> [Task goal] Skip the pictures, please, and write out exactly the lines from the opening of the data through the line containing "285, 290, 295, 300, 305, 310, 320, 335, 350]".

> [Source material]
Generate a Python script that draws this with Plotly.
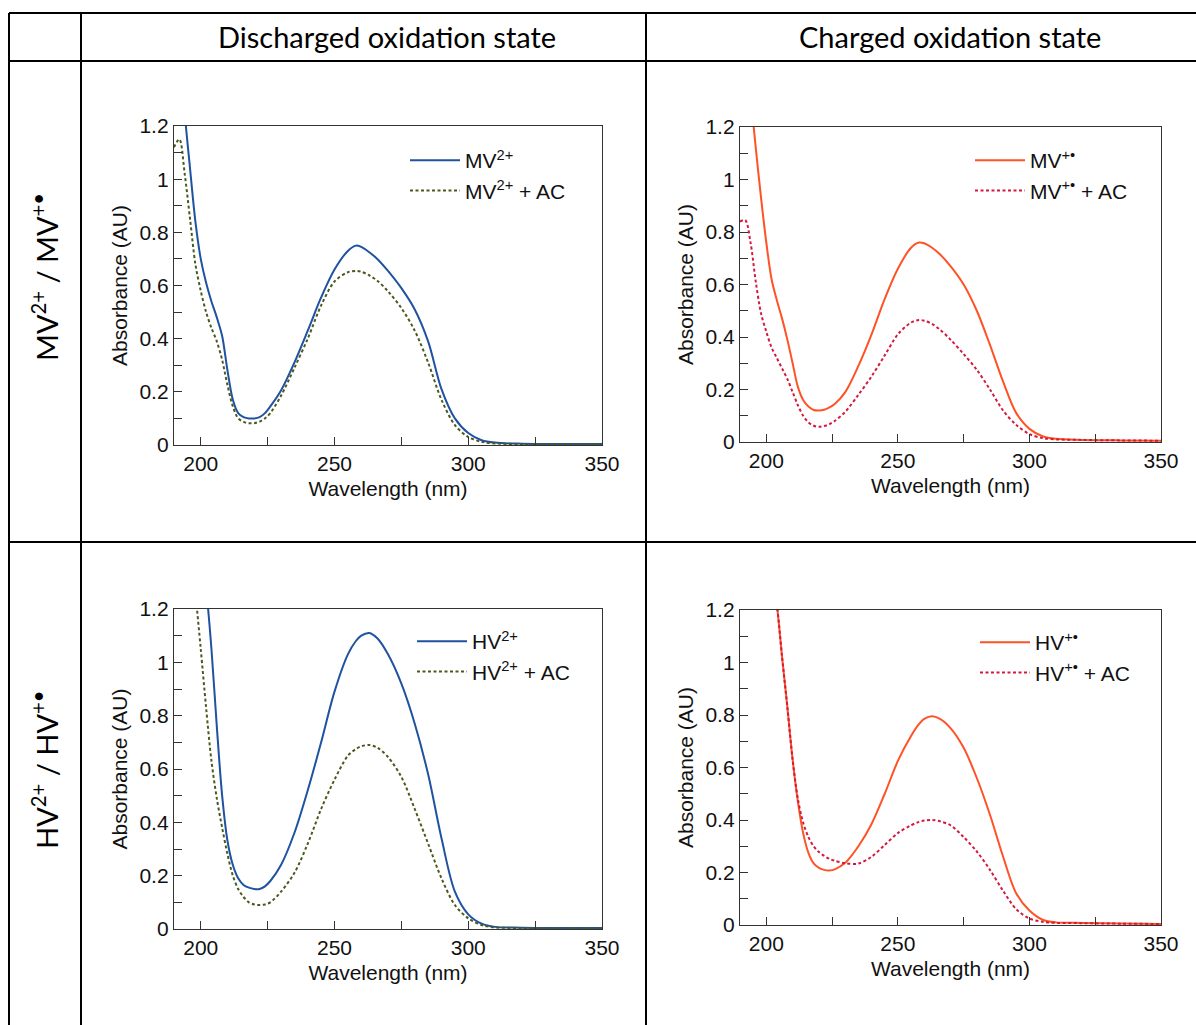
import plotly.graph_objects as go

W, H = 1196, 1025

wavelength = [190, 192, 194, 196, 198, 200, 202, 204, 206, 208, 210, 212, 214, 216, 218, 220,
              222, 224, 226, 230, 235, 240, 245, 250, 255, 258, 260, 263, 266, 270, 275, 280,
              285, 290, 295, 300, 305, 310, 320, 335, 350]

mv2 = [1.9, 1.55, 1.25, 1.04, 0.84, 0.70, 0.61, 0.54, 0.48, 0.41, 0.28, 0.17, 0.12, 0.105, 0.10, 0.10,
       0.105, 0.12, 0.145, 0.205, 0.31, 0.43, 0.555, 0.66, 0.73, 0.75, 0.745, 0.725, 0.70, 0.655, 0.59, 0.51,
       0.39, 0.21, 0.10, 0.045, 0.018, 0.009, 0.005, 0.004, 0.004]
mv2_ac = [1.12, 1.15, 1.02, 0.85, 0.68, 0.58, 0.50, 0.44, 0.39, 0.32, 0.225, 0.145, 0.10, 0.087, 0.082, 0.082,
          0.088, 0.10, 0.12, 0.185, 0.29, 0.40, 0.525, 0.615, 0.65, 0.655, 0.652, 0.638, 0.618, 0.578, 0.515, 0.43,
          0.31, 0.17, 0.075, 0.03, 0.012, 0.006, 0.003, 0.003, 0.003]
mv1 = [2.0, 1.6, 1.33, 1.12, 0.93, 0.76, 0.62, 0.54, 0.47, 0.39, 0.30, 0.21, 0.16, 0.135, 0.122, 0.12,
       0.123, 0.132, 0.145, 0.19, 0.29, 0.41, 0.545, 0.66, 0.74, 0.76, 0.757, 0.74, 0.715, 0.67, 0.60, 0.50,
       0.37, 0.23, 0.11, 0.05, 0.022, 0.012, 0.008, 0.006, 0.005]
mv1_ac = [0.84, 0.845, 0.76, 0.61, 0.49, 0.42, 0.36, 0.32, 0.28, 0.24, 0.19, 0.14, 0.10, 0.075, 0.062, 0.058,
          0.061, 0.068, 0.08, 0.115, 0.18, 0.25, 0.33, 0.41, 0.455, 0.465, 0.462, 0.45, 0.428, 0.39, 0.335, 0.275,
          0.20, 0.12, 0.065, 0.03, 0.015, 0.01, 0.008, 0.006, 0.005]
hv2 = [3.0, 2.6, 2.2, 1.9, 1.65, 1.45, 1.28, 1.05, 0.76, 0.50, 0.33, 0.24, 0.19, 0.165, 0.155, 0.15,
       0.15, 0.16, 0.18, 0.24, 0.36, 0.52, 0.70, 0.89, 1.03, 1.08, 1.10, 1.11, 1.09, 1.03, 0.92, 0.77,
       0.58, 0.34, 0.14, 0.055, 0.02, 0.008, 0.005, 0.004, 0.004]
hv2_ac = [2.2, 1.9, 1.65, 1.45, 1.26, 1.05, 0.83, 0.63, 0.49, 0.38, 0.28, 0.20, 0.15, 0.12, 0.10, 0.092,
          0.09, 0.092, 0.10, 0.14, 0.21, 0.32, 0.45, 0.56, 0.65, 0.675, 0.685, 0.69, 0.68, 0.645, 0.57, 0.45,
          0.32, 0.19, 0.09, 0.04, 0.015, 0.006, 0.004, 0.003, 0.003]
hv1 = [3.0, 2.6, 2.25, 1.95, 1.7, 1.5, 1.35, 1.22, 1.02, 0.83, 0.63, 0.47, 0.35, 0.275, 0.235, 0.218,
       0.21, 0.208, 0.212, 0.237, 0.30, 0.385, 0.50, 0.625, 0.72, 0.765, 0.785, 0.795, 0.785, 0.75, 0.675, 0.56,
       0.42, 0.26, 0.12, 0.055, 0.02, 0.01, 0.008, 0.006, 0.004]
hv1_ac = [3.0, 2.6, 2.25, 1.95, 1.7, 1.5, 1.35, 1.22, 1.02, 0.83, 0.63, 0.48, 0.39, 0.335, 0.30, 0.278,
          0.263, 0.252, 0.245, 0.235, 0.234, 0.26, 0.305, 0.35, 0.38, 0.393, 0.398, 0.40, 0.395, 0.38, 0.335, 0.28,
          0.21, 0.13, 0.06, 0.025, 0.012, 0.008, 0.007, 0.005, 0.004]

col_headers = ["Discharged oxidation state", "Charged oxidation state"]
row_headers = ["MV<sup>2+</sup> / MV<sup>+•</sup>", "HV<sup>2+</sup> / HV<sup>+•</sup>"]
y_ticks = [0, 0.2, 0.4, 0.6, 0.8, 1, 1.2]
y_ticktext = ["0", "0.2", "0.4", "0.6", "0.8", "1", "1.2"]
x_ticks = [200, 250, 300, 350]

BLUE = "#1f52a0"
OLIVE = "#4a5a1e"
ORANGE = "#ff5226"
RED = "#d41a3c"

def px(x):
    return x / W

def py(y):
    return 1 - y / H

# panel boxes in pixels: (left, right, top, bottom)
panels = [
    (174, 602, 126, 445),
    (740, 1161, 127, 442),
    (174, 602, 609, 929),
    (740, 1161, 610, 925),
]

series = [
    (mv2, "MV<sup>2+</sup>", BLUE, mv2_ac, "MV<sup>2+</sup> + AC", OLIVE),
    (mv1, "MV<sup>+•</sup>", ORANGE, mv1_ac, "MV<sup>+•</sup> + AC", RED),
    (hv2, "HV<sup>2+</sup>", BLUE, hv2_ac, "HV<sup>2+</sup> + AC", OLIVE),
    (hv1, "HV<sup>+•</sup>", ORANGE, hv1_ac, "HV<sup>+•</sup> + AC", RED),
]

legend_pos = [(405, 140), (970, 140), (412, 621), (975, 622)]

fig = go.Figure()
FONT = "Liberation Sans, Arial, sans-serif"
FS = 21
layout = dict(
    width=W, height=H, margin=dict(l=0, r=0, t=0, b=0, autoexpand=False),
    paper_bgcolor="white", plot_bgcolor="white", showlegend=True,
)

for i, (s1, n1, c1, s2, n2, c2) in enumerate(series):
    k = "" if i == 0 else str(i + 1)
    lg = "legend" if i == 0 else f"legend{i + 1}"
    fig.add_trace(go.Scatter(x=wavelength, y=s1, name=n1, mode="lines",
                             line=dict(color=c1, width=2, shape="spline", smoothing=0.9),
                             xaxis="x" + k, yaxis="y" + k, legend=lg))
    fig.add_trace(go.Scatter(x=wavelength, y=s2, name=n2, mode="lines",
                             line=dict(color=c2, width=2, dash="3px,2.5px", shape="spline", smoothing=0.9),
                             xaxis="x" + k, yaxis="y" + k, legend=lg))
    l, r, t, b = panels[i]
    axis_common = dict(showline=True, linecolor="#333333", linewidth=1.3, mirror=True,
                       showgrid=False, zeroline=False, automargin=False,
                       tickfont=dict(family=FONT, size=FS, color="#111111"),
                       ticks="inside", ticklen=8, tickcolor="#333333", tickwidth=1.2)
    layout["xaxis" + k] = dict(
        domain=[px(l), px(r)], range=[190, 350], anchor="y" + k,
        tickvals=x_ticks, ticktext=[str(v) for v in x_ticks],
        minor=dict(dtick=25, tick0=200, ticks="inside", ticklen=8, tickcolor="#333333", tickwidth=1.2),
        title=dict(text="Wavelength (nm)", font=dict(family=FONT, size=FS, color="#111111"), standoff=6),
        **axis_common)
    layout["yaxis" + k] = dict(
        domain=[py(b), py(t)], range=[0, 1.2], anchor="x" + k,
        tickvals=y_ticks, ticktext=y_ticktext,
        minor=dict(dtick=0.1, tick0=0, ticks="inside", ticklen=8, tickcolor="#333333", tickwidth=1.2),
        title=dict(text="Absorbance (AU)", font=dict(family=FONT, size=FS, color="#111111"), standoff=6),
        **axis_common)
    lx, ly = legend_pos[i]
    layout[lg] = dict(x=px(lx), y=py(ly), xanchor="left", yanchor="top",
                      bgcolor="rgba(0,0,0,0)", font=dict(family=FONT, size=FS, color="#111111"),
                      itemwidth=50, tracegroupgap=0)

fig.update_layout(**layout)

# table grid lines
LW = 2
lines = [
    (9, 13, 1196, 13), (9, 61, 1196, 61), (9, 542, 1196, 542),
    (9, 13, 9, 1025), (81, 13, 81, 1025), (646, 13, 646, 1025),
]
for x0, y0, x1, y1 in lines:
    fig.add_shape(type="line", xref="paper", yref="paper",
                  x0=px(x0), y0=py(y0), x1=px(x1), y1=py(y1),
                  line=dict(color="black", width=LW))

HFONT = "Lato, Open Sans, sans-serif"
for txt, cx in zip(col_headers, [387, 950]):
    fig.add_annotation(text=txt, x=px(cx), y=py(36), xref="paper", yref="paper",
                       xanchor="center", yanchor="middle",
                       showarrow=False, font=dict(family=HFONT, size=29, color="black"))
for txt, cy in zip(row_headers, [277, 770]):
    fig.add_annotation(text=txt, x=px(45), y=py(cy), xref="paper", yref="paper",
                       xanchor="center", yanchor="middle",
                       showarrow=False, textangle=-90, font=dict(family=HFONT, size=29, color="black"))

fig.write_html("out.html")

> [Task result]
Generate a Python script that draws this with Plotly.
import plotly.graph_objects as go

W, H = 1196, 1025

wavelength = [190, 192, 194, 196, 198, 200, 202, 204, 206, 208, 210, 212, 214, 216, 218, 220,
              222, 224, 226, 230, 235, 240, 245, 250, 255, 258, 260, 263, 266, 270, 275, 280,
              285, 290, 295, 300, 305, 310, 320, 335, 350]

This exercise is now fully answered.